» **Problem to solve**
Using the data below, gather each line that includes the word "this".
##### Records to process
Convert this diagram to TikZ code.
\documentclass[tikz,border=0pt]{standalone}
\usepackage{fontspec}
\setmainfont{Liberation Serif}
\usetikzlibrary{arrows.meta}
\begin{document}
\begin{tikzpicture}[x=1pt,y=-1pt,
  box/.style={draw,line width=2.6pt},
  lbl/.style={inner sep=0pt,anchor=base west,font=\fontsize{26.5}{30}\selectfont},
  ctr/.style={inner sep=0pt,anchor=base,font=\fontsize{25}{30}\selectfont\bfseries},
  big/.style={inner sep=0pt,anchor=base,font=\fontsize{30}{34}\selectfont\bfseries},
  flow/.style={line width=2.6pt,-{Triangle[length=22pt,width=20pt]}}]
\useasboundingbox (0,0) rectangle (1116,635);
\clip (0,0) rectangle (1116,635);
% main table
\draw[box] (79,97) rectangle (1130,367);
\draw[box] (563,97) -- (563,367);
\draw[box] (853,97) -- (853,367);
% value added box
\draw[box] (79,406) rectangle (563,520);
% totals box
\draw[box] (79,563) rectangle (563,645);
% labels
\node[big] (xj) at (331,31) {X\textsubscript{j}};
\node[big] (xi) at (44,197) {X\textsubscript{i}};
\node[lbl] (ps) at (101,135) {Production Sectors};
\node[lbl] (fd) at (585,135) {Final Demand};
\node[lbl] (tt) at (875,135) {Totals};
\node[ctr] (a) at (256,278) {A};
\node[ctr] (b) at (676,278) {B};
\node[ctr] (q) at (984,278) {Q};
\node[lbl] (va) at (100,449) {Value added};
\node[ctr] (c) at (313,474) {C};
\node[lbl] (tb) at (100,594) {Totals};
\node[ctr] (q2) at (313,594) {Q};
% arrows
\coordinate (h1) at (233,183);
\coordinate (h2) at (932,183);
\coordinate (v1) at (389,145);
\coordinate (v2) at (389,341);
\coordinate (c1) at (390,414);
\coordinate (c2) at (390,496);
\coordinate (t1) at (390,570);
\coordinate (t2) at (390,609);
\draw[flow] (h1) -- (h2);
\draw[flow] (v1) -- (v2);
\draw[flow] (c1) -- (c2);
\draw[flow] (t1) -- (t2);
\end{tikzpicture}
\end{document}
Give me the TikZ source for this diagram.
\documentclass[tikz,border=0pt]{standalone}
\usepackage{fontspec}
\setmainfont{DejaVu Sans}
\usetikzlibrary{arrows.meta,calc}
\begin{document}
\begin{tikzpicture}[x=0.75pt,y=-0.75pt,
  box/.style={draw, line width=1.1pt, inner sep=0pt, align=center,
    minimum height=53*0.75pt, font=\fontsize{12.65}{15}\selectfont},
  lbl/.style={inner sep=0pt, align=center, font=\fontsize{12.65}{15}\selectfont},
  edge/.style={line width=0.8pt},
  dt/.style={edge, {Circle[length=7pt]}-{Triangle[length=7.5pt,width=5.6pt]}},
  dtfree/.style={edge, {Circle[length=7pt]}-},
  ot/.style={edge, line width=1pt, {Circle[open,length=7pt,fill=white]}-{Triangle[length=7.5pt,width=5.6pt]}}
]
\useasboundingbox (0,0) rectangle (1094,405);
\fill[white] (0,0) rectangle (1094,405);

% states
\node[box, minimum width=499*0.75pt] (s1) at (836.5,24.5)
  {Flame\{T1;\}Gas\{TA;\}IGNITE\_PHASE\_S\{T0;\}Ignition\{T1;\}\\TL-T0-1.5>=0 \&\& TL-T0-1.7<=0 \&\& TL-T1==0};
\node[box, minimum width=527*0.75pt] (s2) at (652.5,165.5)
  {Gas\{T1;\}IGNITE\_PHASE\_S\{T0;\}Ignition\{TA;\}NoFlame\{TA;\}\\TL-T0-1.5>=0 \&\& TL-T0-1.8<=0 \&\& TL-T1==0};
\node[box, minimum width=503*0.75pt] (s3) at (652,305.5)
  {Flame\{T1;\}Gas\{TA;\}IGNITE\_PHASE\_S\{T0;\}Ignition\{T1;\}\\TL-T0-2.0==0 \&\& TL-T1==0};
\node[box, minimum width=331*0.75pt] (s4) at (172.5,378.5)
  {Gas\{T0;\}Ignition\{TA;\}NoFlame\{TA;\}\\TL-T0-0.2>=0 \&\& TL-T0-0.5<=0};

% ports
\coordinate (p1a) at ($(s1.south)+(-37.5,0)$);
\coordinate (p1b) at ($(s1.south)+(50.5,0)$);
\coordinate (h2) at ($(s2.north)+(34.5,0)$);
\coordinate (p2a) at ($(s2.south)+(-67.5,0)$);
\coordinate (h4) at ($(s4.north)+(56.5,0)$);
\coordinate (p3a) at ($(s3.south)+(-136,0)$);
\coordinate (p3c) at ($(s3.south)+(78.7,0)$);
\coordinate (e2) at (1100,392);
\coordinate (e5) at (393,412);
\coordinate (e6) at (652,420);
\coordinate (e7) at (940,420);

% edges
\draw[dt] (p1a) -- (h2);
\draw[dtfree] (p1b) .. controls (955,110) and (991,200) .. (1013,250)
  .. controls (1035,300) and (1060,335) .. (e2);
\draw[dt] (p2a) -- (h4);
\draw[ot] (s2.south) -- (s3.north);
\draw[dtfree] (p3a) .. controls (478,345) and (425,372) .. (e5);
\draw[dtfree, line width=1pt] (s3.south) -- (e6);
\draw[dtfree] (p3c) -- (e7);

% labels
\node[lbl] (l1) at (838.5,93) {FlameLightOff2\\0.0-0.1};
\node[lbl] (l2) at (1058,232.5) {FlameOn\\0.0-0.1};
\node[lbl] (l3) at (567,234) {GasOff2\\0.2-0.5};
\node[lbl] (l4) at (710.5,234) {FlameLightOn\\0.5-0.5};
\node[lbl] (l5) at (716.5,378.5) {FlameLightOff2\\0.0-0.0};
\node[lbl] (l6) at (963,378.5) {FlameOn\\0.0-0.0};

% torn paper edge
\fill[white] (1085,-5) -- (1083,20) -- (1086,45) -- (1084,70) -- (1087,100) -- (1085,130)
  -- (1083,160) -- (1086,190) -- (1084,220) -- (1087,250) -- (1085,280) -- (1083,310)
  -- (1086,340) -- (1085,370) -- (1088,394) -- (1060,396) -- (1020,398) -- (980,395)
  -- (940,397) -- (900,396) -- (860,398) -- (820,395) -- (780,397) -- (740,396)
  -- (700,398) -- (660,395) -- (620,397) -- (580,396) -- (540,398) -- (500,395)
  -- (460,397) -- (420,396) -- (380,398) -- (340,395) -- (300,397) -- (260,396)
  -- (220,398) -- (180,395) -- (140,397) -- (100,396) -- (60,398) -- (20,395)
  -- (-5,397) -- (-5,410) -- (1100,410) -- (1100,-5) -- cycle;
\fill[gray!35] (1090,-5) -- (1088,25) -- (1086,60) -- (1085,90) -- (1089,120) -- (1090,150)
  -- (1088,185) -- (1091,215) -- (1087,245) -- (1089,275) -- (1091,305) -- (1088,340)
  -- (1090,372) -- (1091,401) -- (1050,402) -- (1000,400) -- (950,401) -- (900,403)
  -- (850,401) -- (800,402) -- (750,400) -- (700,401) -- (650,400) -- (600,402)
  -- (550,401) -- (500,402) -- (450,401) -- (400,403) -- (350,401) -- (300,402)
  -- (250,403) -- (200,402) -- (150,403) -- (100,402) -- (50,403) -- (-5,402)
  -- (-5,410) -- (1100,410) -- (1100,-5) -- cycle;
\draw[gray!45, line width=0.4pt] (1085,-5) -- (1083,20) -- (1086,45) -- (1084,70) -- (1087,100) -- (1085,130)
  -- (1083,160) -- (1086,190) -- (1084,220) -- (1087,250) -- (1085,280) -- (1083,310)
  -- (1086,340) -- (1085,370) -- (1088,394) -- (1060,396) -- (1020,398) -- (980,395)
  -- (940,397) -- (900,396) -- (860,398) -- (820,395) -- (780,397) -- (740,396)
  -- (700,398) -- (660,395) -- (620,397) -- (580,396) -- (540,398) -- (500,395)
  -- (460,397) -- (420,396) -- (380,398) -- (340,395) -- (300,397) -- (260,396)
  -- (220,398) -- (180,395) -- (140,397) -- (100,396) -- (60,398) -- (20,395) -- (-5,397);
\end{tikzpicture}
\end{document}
##########
» **The response**
Convert this diagram to TikZ code.
Give me the TikZ source for this diagram.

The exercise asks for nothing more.